◆ **Material provided**

▬▬▬

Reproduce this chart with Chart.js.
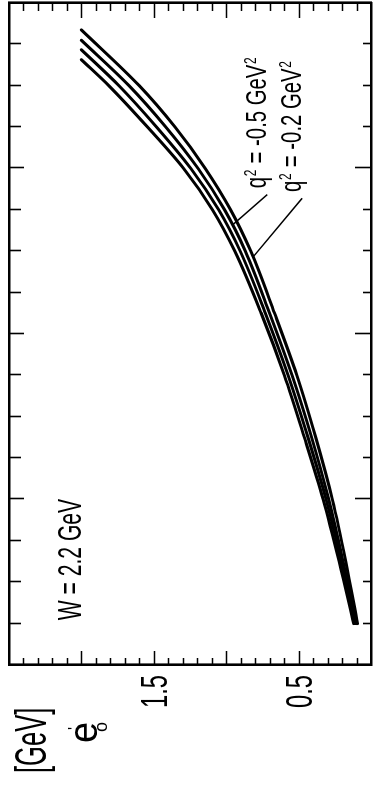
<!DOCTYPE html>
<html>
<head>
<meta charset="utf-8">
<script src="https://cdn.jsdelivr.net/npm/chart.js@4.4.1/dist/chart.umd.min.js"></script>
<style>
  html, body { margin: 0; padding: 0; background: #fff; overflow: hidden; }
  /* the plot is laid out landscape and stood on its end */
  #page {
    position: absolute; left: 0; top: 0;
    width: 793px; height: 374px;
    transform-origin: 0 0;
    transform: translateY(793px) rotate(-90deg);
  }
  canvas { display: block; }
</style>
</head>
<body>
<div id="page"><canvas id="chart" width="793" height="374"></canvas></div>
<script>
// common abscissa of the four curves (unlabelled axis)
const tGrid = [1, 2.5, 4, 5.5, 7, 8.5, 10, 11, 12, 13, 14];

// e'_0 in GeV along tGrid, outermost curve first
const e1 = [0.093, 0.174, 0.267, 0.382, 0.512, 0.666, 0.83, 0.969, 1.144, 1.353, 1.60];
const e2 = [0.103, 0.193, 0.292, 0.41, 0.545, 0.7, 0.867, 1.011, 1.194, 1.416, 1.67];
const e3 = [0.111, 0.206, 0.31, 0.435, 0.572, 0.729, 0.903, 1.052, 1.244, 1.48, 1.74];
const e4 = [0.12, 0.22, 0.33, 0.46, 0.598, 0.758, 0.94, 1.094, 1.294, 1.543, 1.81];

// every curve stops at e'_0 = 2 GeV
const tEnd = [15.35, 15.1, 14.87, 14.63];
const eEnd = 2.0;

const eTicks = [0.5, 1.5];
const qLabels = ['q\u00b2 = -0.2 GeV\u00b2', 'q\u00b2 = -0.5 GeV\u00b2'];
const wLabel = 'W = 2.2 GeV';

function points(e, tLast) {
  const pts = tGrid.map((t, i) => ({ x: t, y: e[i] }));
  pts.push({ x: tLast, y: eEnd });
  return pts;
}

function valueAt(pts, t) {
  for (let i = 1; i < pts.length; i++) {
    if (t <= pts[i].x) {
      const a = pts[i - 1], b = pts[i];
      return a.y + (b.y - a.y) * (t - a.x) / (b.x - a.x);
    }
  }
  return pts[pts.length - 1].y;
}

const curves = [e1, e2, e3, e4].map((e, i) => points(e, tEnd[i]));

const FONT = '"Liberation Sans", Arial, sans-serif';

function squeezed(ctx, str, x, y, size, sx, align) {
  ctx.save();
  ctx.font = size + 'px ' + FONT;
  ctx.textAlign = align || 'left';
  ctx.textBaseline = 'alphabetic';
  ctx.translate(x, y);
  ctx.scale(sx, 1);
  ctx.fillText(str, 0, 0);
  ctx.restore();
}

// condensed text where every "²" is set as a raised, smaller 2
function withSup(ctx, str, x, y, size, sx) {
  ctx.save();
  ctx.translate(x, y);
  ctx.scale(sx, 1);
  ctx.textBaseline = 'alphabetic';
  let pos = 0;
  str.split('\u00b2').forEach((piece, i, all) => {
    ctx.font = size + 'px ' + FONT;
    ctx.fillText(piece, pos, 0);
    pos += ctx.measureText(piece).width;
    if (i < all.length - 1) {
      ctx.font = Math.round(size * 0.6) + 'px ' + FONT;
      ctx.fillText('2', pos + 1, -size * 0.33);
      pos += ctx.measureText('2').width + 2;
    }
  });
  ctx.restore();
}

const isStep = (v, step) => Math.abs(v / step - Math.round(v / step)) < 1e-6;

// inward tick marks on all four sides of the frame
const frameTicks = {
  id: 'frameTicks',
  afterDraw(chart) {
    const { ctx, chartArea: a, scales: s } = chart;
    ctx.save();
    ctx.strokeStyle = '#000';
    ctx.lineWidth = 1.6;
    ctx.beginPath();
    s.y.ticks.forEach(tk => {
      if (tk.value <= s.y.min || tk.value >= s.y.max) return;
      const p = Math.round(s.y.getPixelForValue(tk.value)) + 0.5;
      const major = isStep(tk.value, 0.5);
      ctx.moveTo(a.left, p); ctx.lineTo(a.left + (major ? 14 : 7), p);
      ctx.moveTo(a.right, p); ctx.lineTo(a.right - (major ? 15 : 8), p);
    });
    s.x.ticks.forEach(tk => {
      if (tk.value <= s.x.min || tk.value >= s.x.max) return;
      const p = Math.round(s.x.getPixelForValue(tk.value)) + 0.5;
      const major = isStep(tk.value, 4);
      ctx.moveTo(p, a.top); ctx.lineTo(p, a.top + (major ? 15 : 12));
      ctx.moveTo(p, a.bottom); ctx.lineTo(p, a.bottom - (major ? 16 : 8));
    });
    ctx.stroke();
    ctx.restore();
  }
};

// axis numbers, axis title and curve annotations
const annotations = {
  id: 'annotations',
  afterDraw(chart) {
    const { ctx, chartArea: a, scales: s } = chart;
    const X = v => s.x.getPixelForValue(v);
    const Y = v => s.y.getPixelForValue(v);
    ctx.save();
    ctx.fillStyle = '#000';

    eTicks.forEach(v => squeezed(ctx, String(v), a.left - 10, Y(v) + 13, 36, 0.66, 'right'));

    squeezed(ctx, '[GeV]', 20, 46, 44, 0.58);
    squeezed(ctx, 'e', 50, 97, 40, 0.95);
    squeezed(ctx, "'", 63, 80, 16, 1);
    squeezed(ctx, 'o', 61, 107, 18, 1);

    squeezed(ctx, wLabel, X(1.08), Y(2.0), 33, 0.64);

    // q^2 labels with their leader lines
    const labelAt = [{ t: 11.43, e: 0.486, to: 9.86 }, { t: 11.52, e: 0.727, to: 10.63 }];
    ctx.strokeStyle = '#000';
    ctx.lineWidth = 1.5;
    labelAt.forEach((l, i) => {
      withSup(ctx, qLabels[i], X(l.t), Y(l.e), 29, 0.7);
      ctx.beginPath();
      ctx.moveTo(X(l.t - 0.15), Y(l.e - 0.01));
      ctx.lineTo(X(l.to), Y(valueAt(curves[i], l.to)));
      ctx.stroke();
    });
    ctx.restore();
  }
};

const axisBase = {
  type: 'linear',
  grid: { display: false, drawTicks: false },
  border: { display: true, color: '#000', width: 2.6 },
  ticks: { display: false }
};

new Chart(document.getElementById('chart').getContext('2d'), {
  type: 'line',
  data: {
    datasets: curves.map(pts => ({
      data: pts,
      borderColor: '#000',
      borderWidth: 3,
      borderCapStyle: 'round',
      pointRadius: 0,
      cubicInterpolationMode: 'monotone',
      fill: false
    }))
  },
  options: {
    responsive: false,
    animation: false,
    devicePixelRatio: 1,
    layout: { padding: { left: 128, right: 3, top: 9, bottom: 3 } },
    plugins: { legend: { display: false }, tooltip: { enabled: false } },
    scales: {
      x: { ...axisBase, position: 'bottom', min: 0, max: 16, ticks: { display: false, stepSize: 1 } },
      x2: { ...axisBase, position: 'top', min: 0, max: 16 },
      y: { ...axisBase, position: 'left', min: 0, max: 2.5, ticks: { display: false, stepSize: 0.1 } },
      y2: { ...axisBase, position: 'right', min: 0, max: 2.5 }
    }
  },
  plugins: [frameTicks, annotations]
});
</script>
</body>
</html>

▬▬▬

◆ **Given exercise**
Restate the entire listing word for word, excluding pictures.

◆ **Result**
Reproduce this chart with Chart.js.
<!DOCTYPE html>
<html>
<head>
<meta charset="utf-8">
<script src="https://cdn.jsdelivr.net/npm/chart.js@4.4.1/dist/chart.umd.min.js"></script>
<style>
  html, body { margin: 0; padding: 0; background: #fff; overflow: hidden; }
  /* the plot is laid out landscape and stood on its end */
  #page {
    position: absolute; left: 0; top: 0;
    width: 793px; height: 374px;
    transform-origin: 0 0;
    transform: translateY(793px) rotate(-90deg);
  }
  canvas { display: block; }
</style>
</head>
<body>
<div id="page"><canvas id="chart" width="793" height="374"></canvas></div>
<script>
// common abscissa of the four curves (unlabelled axis)
const tGrid = [1, 2.5, 4, 5.5, 7, 8.5, 10, 11, 12, 13, 14];

// e'_0 in GeV along tGrid, outermost curve first
const e1 = [0.093, 0.174, 0.267, 0.382, 0.512, 0.666, 0.83, 0.969, 1.144, 1.353, 1.60];
const e2 = [0.103, 0.193, 0.292, 0.41, 0.545, 0.7, 0.867, 1.011, 1.194, 1.416, 1.67];
const e3 = [0.111, 0.206, 0.31, 0.435, 0.572, 0.729, 0.903, 1.052, 1.244, 1.48, 1.74];
const e4 = [0.12, 0.22, 0.33, 0.46, 0.598, 0.758, 0.94, 1.094, 1.294, 1.543, 1.81];

// every curve stops at e'_0 = 2 GeV
const tEnd = [15.35, 15.1, 14.87, 14.63];
const eEnd = 2.0;

const eTicks = [0.5, 1.5];
const qLabels = ['q\u00b2 = -0.2 GeV\u00b2', 'q\u00b2 = -0.5 GeV\u00b2'];
const wLabel = 'W = 2.2 GeV';

function points(e, tLast) {
  const pts = tGrid.map((t, i) => ({ x: t, y: e[i] }));
  pts.push({ x: tLast, y: eEnd });
  return pts;
}

function valueAt(pts, t) {
  for (let i = 1; i < pts.length; i++) {
    if (t <= pts[i].x) {
      const a = pts[i - 1], b = pts[i];
      return a.y + (b.y - a.y) * (t - a.x) / (b.x - a.x);
    }
  }
  return pts[pts.length - 1].y;
}

const curves = [e1, e2, e3, e4].map((e, i) => points(e, tEnd[i]));

const FONT = '"Liberation Sans", Arial, sans-serif';

function squeezed(ctx, str, x, y, size, sx, align) {
  ctx.save();
  ctx.font = size + 'px ' + FONT;
  ctx.textAlign = align || 'left';
  ctx.textBaseline = 'alphabetic';
  ctx.translate(x, y);
  ctx.scale(sx, 1);
  ctx.fillText(str, 0, 0);
  ctx.restore();
}

// condensed text where every "²" is set as a raised, smaller 2
function withSup(ctx, str, x, y, size, sx) {
  ctx.save();
  ctx.translate(x, y);
  ctx.scale(sx, 1);
  ctx.textBaseline = 'alphabetic';
  let pos = 0;
  str.split('\u00b2').forEach((piece, i, all) => {
    ctx.font = size + 'px ' + FONT;
    ctx.fillText(piece, pos, 0);
    pos += ctx.measureText(piece).width;
    if (i < all.length - 1) {
      ctx.font = Math.round(size * 0.6) + 'px ' + FONT;
      ctx.fillText('2', pos + 1, -size * 0.33);
      pos += ctx.measureText('2').width + 2;
    }
  });
  ctx.restore();
}

const isStep = (v, step) => Math.abs(v / step - Math.round(v / step)) < 1e-6;

// inward tick marks on all four sides of the frame
const frameTicks = {
  id: 'frameTicks',
  afterDraw(chart) {
    const { ctx, chartArea: a, scales: s } = chart;
    ctx.save();
    ctx.strokeStyle = '#000';
    ctx.lineWidth = 1.6;
    ctx.beginPath();
    s.y.ticks.forEach(tk => {
      if (tk.value <= s.y.min || tk.value >= s.y.max) return;
      const p = Math.round(s.y.getPixelForValue(tk.value)) + 0.5;
      const major = isStep(tk.value, 0.5);
      ctx.moveTo(a.left, p); ctx.lineTo(a.left + (major ? 14 : 7), p);
      ctx.moveTo(a.right, p); ctx.lineTo(a.right - (major ? 15 : 8), p);
    });
    s.x.ticks.forEach(tk => {
      if (tk.value <= s.x.min || tk.value >= s.x.max) return;
      const p = Math.round(s.x.getPixelForValue(tk.value)) + 0.5;
      const major = isStep(tk.value, 4);
      ctx.moveTo(p, a.top); ctx.lineTo(p, a.top + (major ? 15 : 12));
      ctx.moveTo(p, a.bottom); ctx.lineTo(p, a.bottom - (major ? 16 : 8));
    });
    ctx.stroke();
    ctx.restore();
  }
};

// axis numbers, axis title and curve annotations
const annotations = {
  id: 'annotations',
  afterDraw(chart) {
    const { ctx, chartArea: a, scales: s } = chart;
    const X = v => s.x.getPixelForValue(v);
    const Y = v => s.y.getPixelForValue(v);
    ctx.save();
    ctx.fillStyle = '#000';

    eTicks.forEach(v => squeezed(ctx, String(v), a.left - 10, Y(v) + 13, 36, 0.66, 'right'));

    squeezed(ctx, '[GeV]', 20, 46, 44, 0.58);
    squeezed(ctx, 'e', 50, 97, 40, 0.95);
    squeezed(ctx, "'", 63, 80, 16, 1);
    squeezed(ctx, 'o', 61, 107, 18, 1);

    squeezed(ctx, wLabel, X(1.08), Y(2.0), 33, 0.64);

    // q^2 labels with their leader lines
    const labelAt = [{ t: 11.43, e: 0.486, to: 9.86 }, { t: 11.52, e: 0.727, to: 10.63 }];
    ctx.strokeStyle = '#000';
    ctx.lineWidth = 1.5;
    labelAt.forEach((l, i) => {
      withSup(ctx, qLabels[i], X(l.t), Y(l.e), 29, 0.7);
      ctx.beginPath();
      ctx.moveTo(X(l.t - 0.15), Y(l.e - 0.01));
      ctx.lineTo(X(l.to), Y(valueAt(curves[i], l.to)));
      ctx.stroke();
    });
    ctx.restore();
  }
};

const axisBase = {
  type: 'linear',
  grid: { display: false, drawTicks: false },
  border: { display: true, color: '#000', width: 2.6 },
  ticks: { display: false }
};

new Chart(document.getElementById('chart').getContext('2d'), {
  type: 'line',
  data: {
    datasets: curves.map(pts => ({
      data: pts,
      borderColor: '#000',
      borderWidth: 3,
      borderCapStyle: 'round',
      pointRadius: 0,
      cubicInterpolationMode: 'monotone',
      fill: false
    }))
  },
  options: {
    responsive: false,
    animation: false,
    devicePixelRatio: 1,
    layout: { padding: { left: 128, right: 3, top: 9, bottom: 3 } },
    plugins: { legend: { display: false }, tooltip: { enabled: false } },
    scales: {
      x: { ...axisBase, position: 'bottom', min: 0, max: 16, ticks: { display: false, stepSize: 1 } },
      x2: { ...axisBase, position: 'top', min: 0, max: 16 },
      y: { ...axisBase, position: 'left', min: 0, max: 2.5, ticks: { display: false, stepSize: 0.1 } },
      y2: { ...axisBase, position: 'right', min: 0, max: 2.5 }
    }
  },
  plugins: [frameTicks, annotations]
});
</script>
</body>
</html>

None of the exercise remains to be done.